── Data lines
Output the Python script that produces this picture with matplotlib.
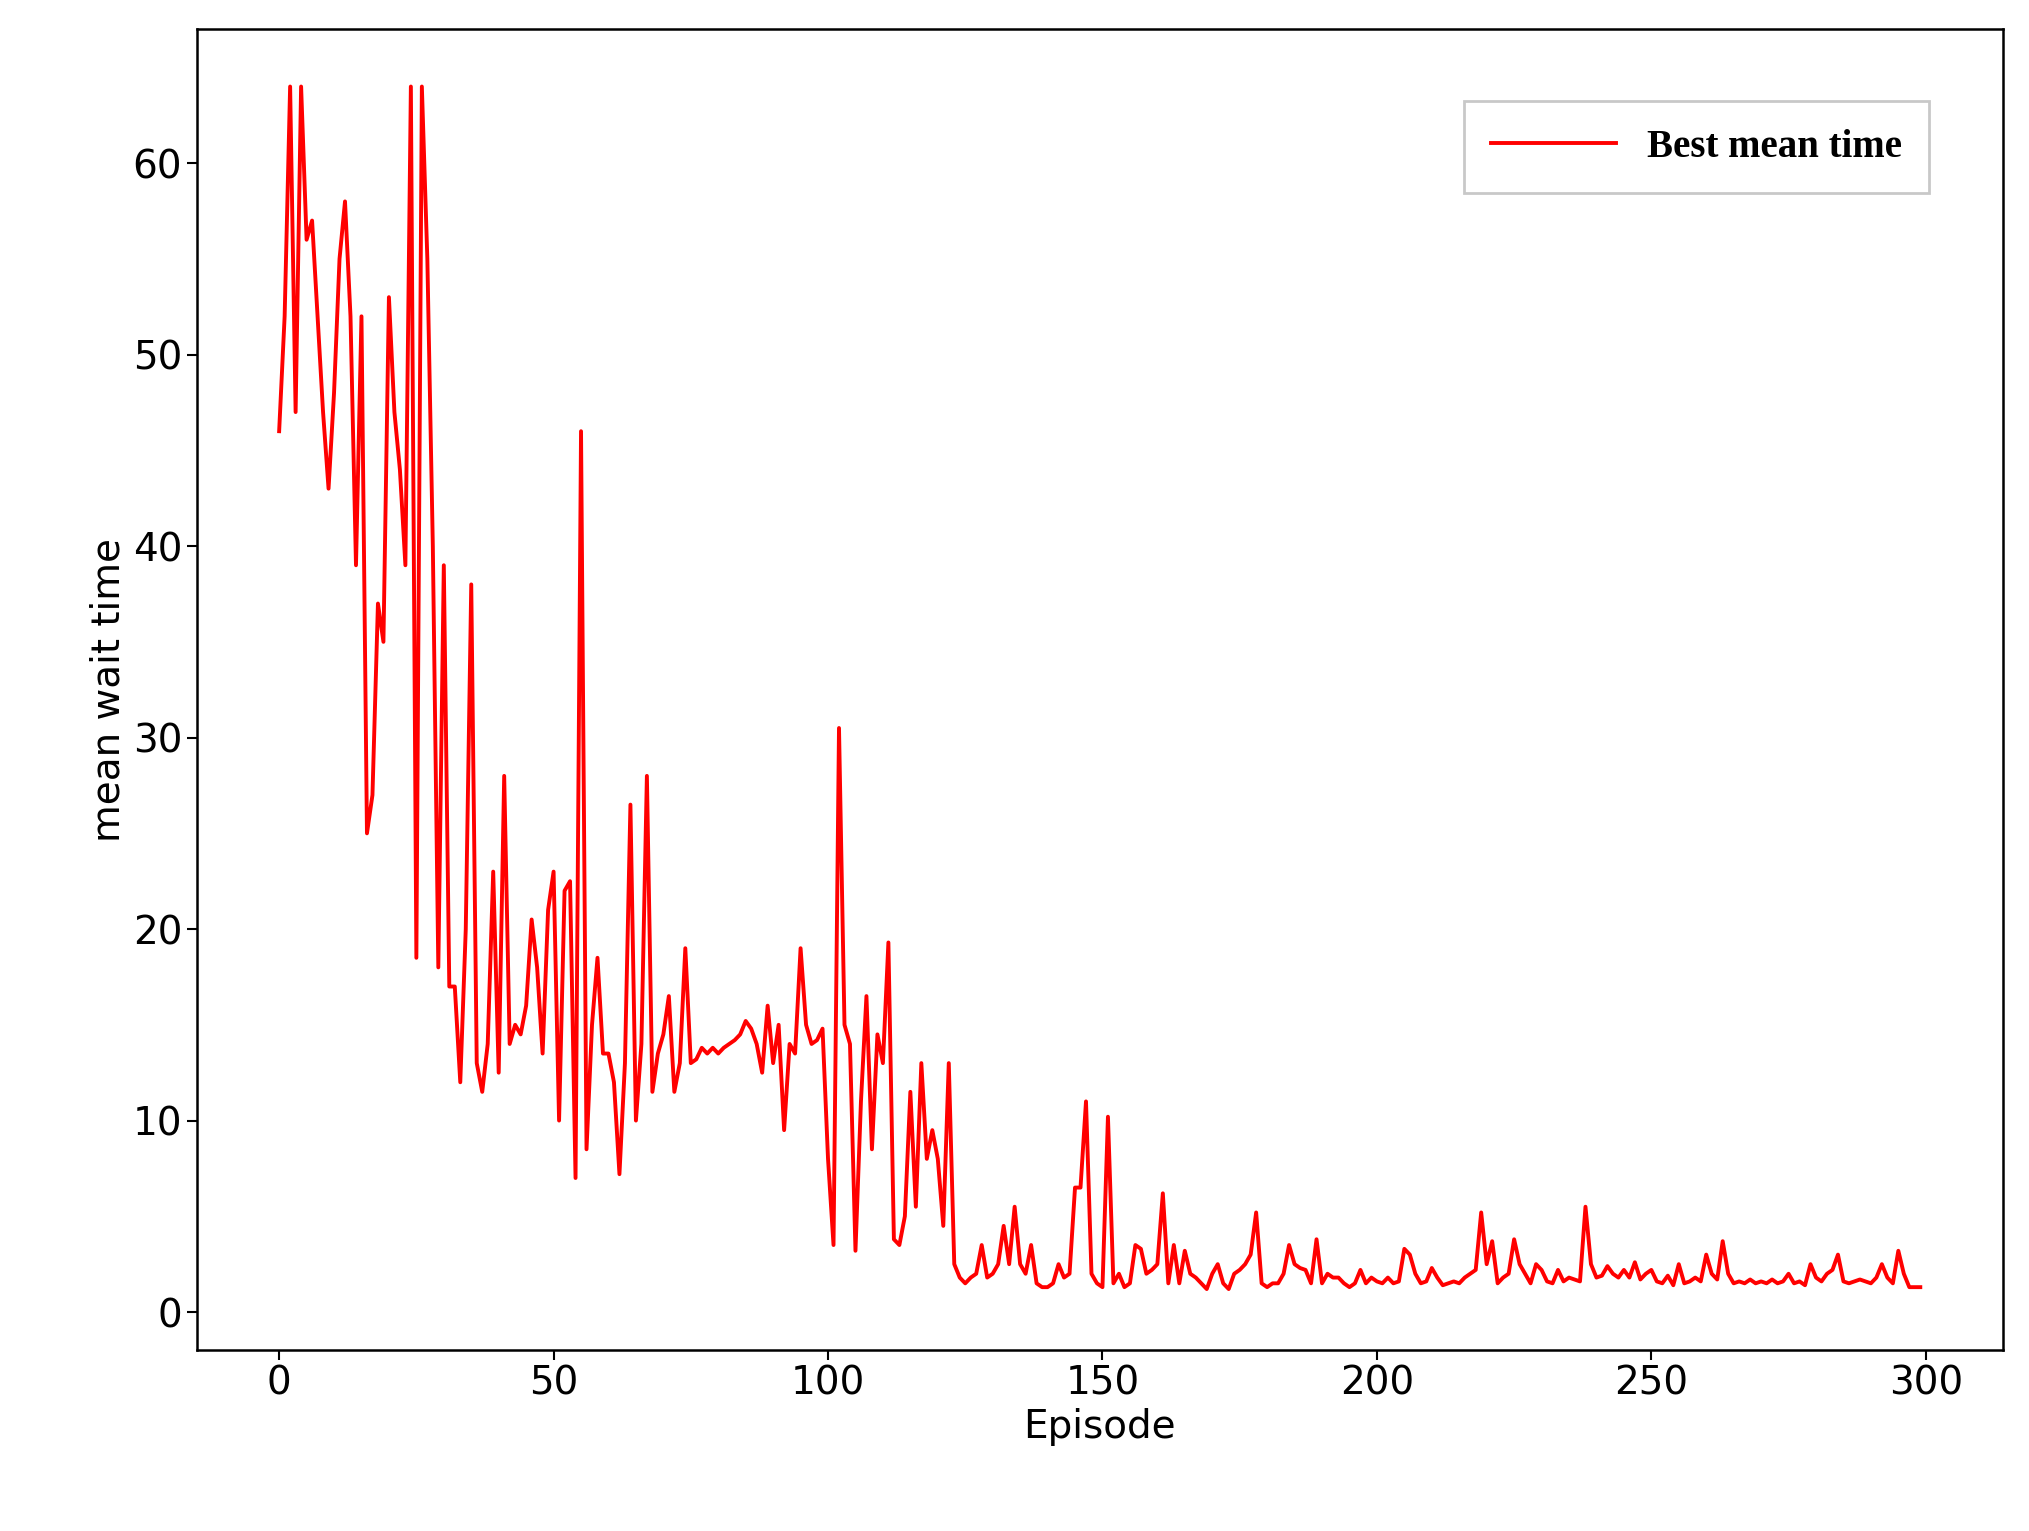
import matplotlib
matplotlib.use("Agg")
import matplotlib.pyplot as plt
import numpy as np

wait_0_99 = [46, 52, 64, 47, 64, 56, 57, 52, 47, 43,
             48, 55, 58, 52, 39, 52, 25, 27, 37, 35,
             53, 47, 44, 39, 64, 18.5, 64, 55, 40, 18,
             39, 17, 17, 12, 20, 38, 13, 11.5, 14, 23,
             12.5, 28, 14, 15, 14.5, 16, 20.5, 18, 13.5, 21,
             23, 10, 22, 22.5, 7, 46, 8.5, 15, 18.5, 13.5,
             13.5, 12, 7.2, 13, 26.5, 10, 14, 28, 11.5, 13.5,
             14.5, 16.5, 11.5, 13, 19, 13, 13.2, 13.8, 13.5, 13.8,
             13.5, 13.8, 14, 14.2, 14.5, 15.2, 14.8, 14, 12.5, 16,
             13, 15, 9.5, 14, 13.5, 19, 15, 14, 14.2, 14.8]
wait_100_199 = [8, 3.5, 30.5, 15, 14, 3.2, 11, 16.5, 8.5, 14.5,
                13, 19.3, 3.8, 3.5, 5, 11.5, 5.5, 13, 8, 9.5,
                8, 4.5, 13, 2.5, 1.8, 1.5, 1.8, 2, 3.5, 1.8,
                2, 2.5, 4.5, 2.5, 5.5, 2.5, 2, 3.5, 1.5, 1.3,
                1.3, 1.5, 2.5, 1.8, 2, 6.5, 6.5, 11, 2, 1.5,
                1.3, 10.2, 1.5, 2, 1.3, 1.5, 3.5, 3.3, 2, 2.2,
                2.5, 6.2, 1.5, 3.5, 1.5, 3.2, 2, 1.8, 1.5, 1.2,
                2, 2.5, 1.5, 1.2, 2, 2.2, 2.5, 3, 5.2, 1.5,
                1.3, 1.5, 1.5, 2, 3.5, 2.5, 2.3, 2.2, 1.5, 3.8,
                1.5, 2, 1.8, 1.8, 1.5, 1.3, 1.5, 2.2, 1.5, 1.8]
wait_200_299 = [1.6, 1.5, 1.8, 1.5, 1.6, 3.3, 3, 2, 1.5, 1.6,
                2.3, 1.8, 1.4, 1.5, 1.6, 1.5, 1.8, 2, 2.2, 5.2,
                2.5, 3.7, 1.5, 1.8, 2, 3.8, 2.5, 2, 1.5, 2.5,
                2.2, 1.6, 1.5, 2.2, 1.6, 1.8, 1.7, 1.6, 5.5, 2.5,
                1.8, 1.9, 2.4, 2, 1.8, 2.2, 1.8, 2.6, 1.7, 2,
                2.2, 1.6, 1.5, 1.9, 1.4, 2.5, 1.5, 1.6, 1.8, 1.6,
                3, 2, 1.7, 3.7, 2, 1.5, 1.6, 1.5, 1.7, 1.5,
                1.6, 1.5, 1.7, 1.5, 1.6, 2, 1.5, 1.6, 1.4, 2.5,
                1.8, 1.6, 2, 2.2, 3, 1.6, 1.5, 1.6, 1.7, 1.6,
                1.5, 1.8, 2.5, 1.8, 1.5, 3.2, 2, 1.3, 1.3, 1.3]
wait = wait_0_99 + wait_100_199 + wait_200_299
episodes = np.arange(len(wait))

fig = plt.figure(figsize=(20.29, 15.31), dpi=100)
ax = fig.add_axes([0.097, 0.118, 0.89, 0.863])
ax.plot(episodes, wait, color="red", linewidth=2.8, label="Best mean time")
ax.set_xlim(-15, 314)
ax.set_ylim(-2, 67)
ax.set_xticks([0, 50, 100, 150, 200, 250, 300])
ax.set_yticks([0, 10, 20, 30, 40, 50, 60])
ax.tick_params(labelsize=28, width=1.5, length=7)
for s in ax.spines.values():
    s.set_linewidth(1.8)
ax.set_xlabel("Episode", fontsize=28)
ax.set_ylabel("mean wait time", fontsize=28)
leg = ax.legend(loc="upper right", prop={"family": "Liberation Serif", "weight": "bold", "size": 28},
                fancybox=False, handlelength=3.2, borderpad=0.7, bbox_to_anchor=(0.97, 0.96))
leg.get_frame().set_edgecolor("#bbbbbb")
leg.get_frame().set_linewidth(2)
fig.savefig("out.png", dpi=100)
────
Leave out the pictures and repeat the lines from the start of the material through the line with "import numpy as np", inclusive.

Output the Python script that produces this picture with matplotlib.
import matplotlib
matplotlib.use("Agg")
import matplotlib.pyplot as plt
import numpy as np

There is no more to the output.